Schon in Göttingen hatte sich Ullmann für die eine Nation eingesetzt – und gegen Konrad Adenauers Westintegration opponiert. Er kämpfte in der Gesamtdeutschen Volkspartei, was ihn, wie er später sagte, zu einem „politisch denkenden Menschen“ gemacht habe. 1954 ging Ullmann nach Sachsen. Er stammte von dort, wurde zunächst Vikar, bald Pfarrer in einer kleinen Landgemeinde bei Freiberg. Früh in den 80er-Jahren engagierte er sich in den Oppositionsbewegungen, die sich unter dem Dach der evangelischen Kirche der DDR formierten. Später rechnete er zu den Mitbegründern von „Demokratie jetzt“. Es gab einen Platz für ihn am Zentralen Runden Tisch, in der Regierung von Hans Modrow wurde er Minister ohne Geschäftsbereich – eine „absurde Geschichte“, meinte er später. Rasch machte er Parteikarriere bei Bündnis 90/Die Grünen. Er saß für sie als Vizepräsident in der Volkskammer, von 1990 bis 1994 im Bundestag, dann bis 1999 im Straßburger Parlament. Vergeblich kämpfte er für eine neue deutsche Verfassung.

Mit dem Ausscheiden aus der aktiven Politik entfernte sich Ullmann mehr und mehr von den Grünen. Nur zuweilen tauchte er noch mit seiner großen braunen Aktentasche auf Parteikongressen auf. Und schimpfte: „Bündnis 90/Die Grünen haben ihren Kurs verloren. Sie lavieren.“ Irgendwann nach 1990 sei Ullmann stehen geblieben, lästerten die Vertrauten von Joschka Fischer.
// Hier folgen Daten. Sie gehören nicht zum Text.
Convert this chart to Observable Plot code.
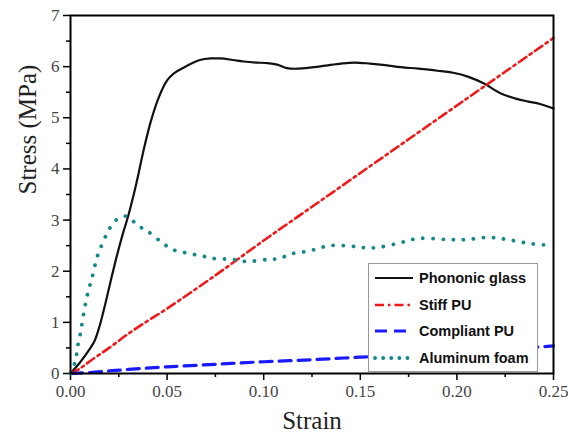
<!DOCTYPE html>
<html>
<head>
<meta charset="utf-8">
<script src="https://cdn.jsdelivr.net/npm/d3@7"></script>
<script src="https://cdn.jsdelivr.net/npm/@observablehq/plot@0.6"></script>
<style>
  body { margin: 0; background: #fff; }
  #wrap { position: relative; width: 568px; height: 436px; }
  #legend { position: absolute; left: 368px; top: 263px; width: 168px; height: 107px;
    border: 1.5px solid #999; background: #fff; font-family: "Liberation Sans", Arial, sans-serif;
    font-weight: bold; font-size: 14.5px; color: #111; }
  .row { position: absolute; left: 4px; height: 20px; display: flex; align-items: center; }
  .row svg { margin-right: 4px; }
</style>
</head>
<body>
<div id="wrap"></div>
<script>
const seriesNames = ["Phononic glass", "Stiff PU", "Compliant PU", "Aluminum foam"];
const seriesColors = ["#111111", "#f01818", "#1a1aff", "#15898a"];

const glassX = [0, 0.005, 0.010, 0.0125, 0.015, 0.018, 0.021, 0.024, 0.027, 0.030, 0.034, 0.0378, 0.0415, 0.0456, 0.050, 0.0535, 0.0585, 0.0637, 0.067, 0.0725, 0.0776, 0.084, 0.0896, 0.096, 0.102, 0.107, 0.112, 0.118, 0.124, 0.132, 0.140, 0.147, 0.155, 0.163, 0.171, 0.180, 0.190, 0.198, 0.206, 0.214, 0.2225, 0.230, 0.2365, 0.243, 0.25];
const glassY = [0, 0.22, 0.48, 0.64, 0.92, 1.36, 1.84, 2.30, 2.72, 3.10, 3.70, 4.36, 4.92, 5.39, 5.73, 5.87, 5.98, 6.08, 6.13, 6.16, 6.16, 6.13, 6.10, 6.08, 6.07, 6.04, 5.97, 5.96, 5.98, 6.02, 6.06, 6.08, 6.06, 6.03, 5.99, 5.96, 5.92, 5.88, 5.80, 5.67, 5.48, 5.38, 5.32, 5.27, 5.18];

const stiffX = [0, 0.005, 0.01, 0.02, 0.03, 0.04, 0.05, 0.075, 0.10, 0.125, 0.15, 0.175, 0.20, 0.225, 0.25];
const stiffY = [0, 0.10, 0.24, 0.50, 0.78, 1.03, 1.27, 1.92, 2.60, 3.26, 3.92, 4.58, 5.24, 5.90, 6.56];

const compliantX = [0, 0.01, 0.02, 0.03, 0.05, 0.075, 0.10, 0.125, 0.15, 0.175, 0.20, 0.225, 0.25];
const compliantY = [0, 0.02, 0.05, 0.08, 0.13, 0.18, 0.23, 0.27, 0.32, 0.37, 0.42, 0.47, 0.54];

const foamX = [0, 0.0026, 0.0036, 0.0052, 0.0067, 0.0088, 0.011, 0.014, 0.017, 0.0197, 0.0233, 0.0265, 0.0295, 0.035, 0.040, 0.048, 0.053, 0.0585, 0.0637, 0.069, 0.074, 0.084, 0.0906, 0.102, 0.1087, 0.113, 0.1227, 0.128, 0.1336, 0.1413, 0.1475, 0.152, 0.158, 0.169, 0.180, 0.195, 0.2055, 0.216, 0.226, 0.238, 0.25];
const foamY = [0, 0.25, 0.51, 0.80, 1.15, 1.55, 1.85, 2.30, 2.58, 2.80, 2.99, 3.06, 3.07, 2.89, 2.78, 2.54, 2.42, 2.37, 2.33, 2.29, 2.25, 2.23, 2.19, 2.23, 2.25, 2.33, 2.39, 2.44, 2.50, 2.50, 2.48, 2.46, 2.46, 2.54, 2.64, 2.62, 2.62, 2.66, 2.62, 2.54, 2.50];

const xTicks = [0, 0.05, 0.10, 0.15, 0.20, 0.25];
const xMinor = [0.025, 0.075, 0.125, 0.175, 0.225];
const yTicks = [0, 1, 2, 3, 4, 5, 6, 7];
const yMinor = [0.5, 1.5, 2.5, 3.5, 4.5, 5.5, 6.5];

const toRows = (xs, ys) => xs.map((x, i) => ({x, y: ys[i]}));
const dashes = ["none", "9 4 2.5 4", "12 7", "0.1 10"];
const widths = [2.2, 2.6, 3.2, 3.8];

const marks = [
  Plot.axisX({ticks: xTicks, tickFormat: d => d.toFixed(2), tickSize: 7, tickPadding: 4, fontSize: 17, label: null, color: "#444", stroke: "#000", strokeWidth: 1.5}),
  Plot.axisX({ticks: xMinor, tickFormat: () => "", tickSize: 4, label: null, stroke: "#000", strokeWidth: 1.5}),
  Plot.axisY({ticks: yTicks, tickFormat: d => String(d), tickSize: 7, tickPadding: 4, fontSize: 17, label: null, color: "#444", stroke: "#000", strokeWidth: 1.5}),
  Plot.axisY({ticks: yMinor, tickFormat: () => "", tickSize: 4, label: null, stroke: "#000", strokeWidth: 1.5}),
  Plot.line(toRows(glassX, glassY), {x: "x", y: "y", stroke: seriesColors[0], strokeWidth: widths[0], curve: "catmull-rom"}),
  Plot.line(toRows(stiffX, stiffY), {x: "x", y: "y", stroke: seriesColors[1], strokeWidth: widths[1], strokeDasharray: dashes[1], curve: "catmull-rom"}),
  Plot.line(toRows(compliantX, compliantY), {x: "x", y: "y", stroke: seriesColors[2], strokeWidth: widths[2], strokeDasharray: dashes[2], curve: "catmull-rom"}),
  Plot.line(toRows(foamX, foamY), {x: "x", y: "y", stroke: seriesColors[3], strokeWidth: widths[3], strokeDasharray: dashes[3], strokeLinecap: "round", curve: "catmull-rom"}),
  Plot.frame({stroke: "#000", strokeWidth: 2}),
  Plot.text(["Strain"], {frameAnchor: "bottom", dy: 47, fontSize: 25, fill: "#222", lineAnchor: "middle"}),
  Plot.text(["Stress (MPa)"], {frameAnchor: "left", dx: -43, rotate: -90, fontSize: 25, fill: "#222", lineAnchor: "middle"})
];

const chart = Plot.plot({
  width: 568, height: 436,
  marginLeft: 70, marginRight: 15, marginTop: 15, marginBottom: 63,
  x: {domain: [0, 0.25]},
  y: {domain: [0, 7]},
  style: {fontFamily: "'Liberation Serif', 'Times New Roman', serif", background: "#fff"},
  marks
});

const wrap = document.getElementById("wrap");
wrap.appendChild(chart);

const legend = document.createElement("div");
legend.id = "legend";
seriesNames.forEach((name, i) => {
  const row = document.createElement("div");
  row.className = "row";
  row.style.top = (4 + i * 26.7) + "px";
  const dash = dashes[i] === "none" ? "" : `stroke-dasharray="${dashes[i] === "0.1 10" ? "0.1 8" : dashes[i]}"`;
  row.innerHTML = `<svg width="42" height="10"><line x1="2" x2="40" y1="5" y2="5" stroke="${seriesColors[i]}" stroke-width="${widths[i]}" ${dash} stroke-linecap="${i === 3 ? "round" : "butt"}"/></svg><span>${name}</span>`;
  legend.appendChild(row);
});
wrap.appendChild(legend);
</script>
</body>
</html>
Wolfgang Ullmann ließ sich nicht beirren. Von seiner Altbauwohnung in Berlin-Mitte aus wetterte er gegen den Kosovo-Krieg und darüber, dass das politische System der Bundesrepublik nicht besser sei als das der DDR. „Abgrenzungsrituale“ zur PDS hielt er für falsch. Die Grünen hörten nicht mehr auf seinen großväterlichen Rat – per Buschfunk gaben sie kund, Ullmann sei nur noch ein verbitterter, alter Mann.